• [Task statement]:
Lift out all lines below that contain "script".

• [Data for processing]:
>> Start

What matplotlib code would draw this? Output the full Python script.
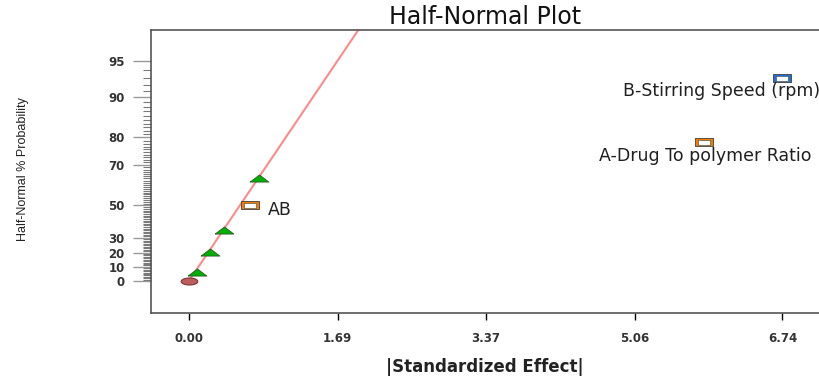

>> End
>> Start

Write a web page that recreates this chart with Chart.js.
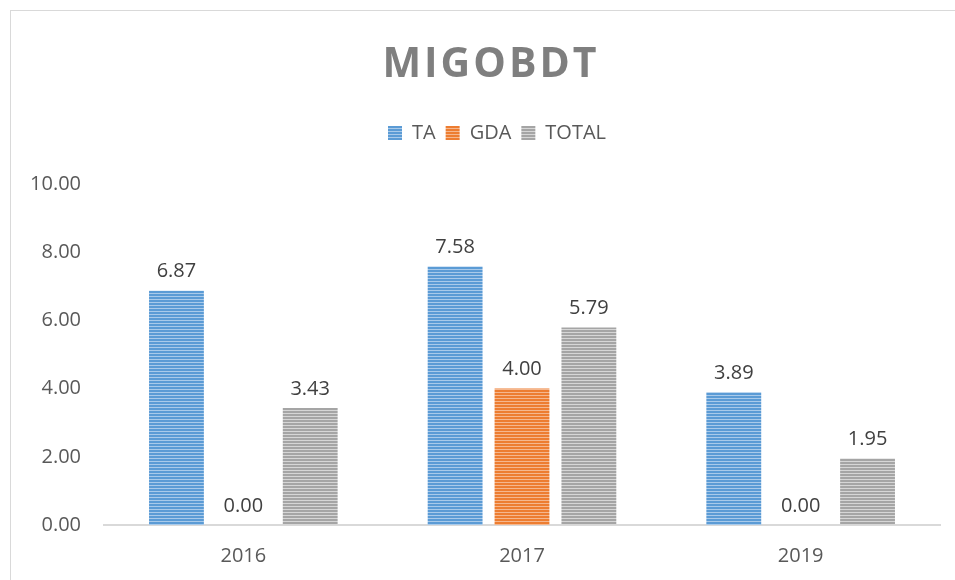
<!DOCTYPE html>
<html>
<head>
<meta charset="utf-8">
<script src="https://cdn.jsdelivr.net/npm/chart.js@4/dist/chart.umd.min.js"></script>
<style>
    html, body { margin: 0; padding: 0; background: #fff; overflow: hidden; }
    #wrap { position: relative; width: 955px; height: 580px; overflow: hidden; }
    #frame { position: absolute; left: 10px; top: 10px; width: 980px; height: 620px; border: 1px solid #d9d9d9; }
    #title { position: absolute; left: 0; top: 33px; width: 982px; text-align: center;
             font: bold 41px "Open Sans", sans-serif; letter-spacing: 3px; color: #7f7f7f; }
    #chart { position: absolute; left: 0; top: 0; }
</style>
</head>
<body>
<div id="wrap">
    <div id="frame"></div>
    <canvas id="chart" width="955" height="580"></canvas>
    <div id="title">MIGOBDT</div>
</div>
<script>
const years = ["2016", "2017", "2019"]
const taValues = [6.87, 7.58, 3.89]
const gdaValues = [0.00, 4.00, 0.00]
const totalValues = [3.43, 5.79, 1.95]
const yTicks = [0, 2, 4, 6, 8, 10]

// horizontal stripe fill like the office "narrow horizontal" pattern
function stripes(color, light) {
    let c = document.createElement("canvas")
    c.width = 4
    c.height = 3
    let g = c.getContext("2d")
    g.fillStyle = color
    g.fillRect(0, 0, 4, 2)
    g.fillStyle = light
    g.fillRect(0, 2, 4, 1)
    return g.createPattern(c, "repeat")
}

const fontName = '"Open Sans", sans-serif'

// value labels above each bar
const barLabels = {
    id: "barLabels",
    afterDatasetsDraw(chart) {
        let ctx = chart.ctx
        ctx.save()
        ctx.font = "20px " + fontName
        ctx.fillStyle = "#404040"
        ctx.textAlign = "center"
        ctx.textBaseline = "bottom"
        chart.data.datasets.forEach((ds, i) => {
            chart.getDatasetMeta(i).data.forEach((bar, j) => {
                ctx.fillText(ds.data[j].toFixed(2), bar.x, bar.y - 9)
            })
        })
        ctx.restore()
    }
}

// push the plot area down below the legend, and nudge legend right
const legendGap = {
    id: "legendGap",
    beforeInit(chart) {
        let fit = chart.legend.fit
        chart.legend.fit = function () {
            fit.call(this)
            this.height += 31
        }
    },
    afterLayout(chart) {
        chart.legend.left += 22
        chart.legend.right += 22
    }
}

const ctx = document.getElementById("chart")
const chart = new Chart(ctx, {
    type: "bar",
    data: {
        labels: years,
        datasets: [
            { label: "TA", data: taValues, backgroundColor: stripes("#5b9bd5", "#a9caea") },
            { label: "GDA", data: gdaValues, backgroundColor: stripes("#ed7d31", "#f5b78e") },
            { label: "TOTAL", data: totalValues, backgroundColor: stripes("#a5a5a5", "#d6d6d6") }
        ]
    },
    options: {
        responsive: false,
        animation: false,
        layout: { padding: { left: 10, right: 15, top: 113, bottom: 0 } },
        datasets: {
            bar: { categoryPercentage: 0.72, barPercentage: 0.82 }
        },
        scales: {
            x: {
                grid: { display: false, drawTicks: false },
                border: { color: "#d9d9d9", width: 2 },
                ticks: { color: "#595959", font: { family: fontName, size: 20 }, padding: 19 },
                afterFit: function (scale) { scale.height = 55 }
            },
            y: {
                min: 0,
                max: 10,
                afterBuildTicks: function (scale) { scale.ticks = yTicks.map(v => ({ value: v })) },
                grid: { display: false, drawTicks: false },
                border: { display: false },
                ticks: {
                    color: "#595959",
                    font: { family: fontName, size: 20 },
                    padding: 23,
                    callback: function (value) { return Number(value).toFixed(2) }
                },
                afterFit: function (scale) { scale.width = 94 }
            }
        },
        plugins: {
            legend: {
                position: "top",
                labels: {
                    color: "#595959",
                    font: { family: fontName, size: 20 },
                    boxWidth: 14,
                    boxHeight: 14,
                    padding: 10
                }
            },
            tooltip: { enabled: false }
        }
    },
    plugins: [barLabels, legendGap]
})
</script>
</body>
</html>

>> End

• [Task response]:
What matplotlib code would draw this? Output the full Python script.
<script src="https://cdn.jsdelivr.net/npm/chart.js@4/dist/chart.umd.min.js"></script>
<script>
</script>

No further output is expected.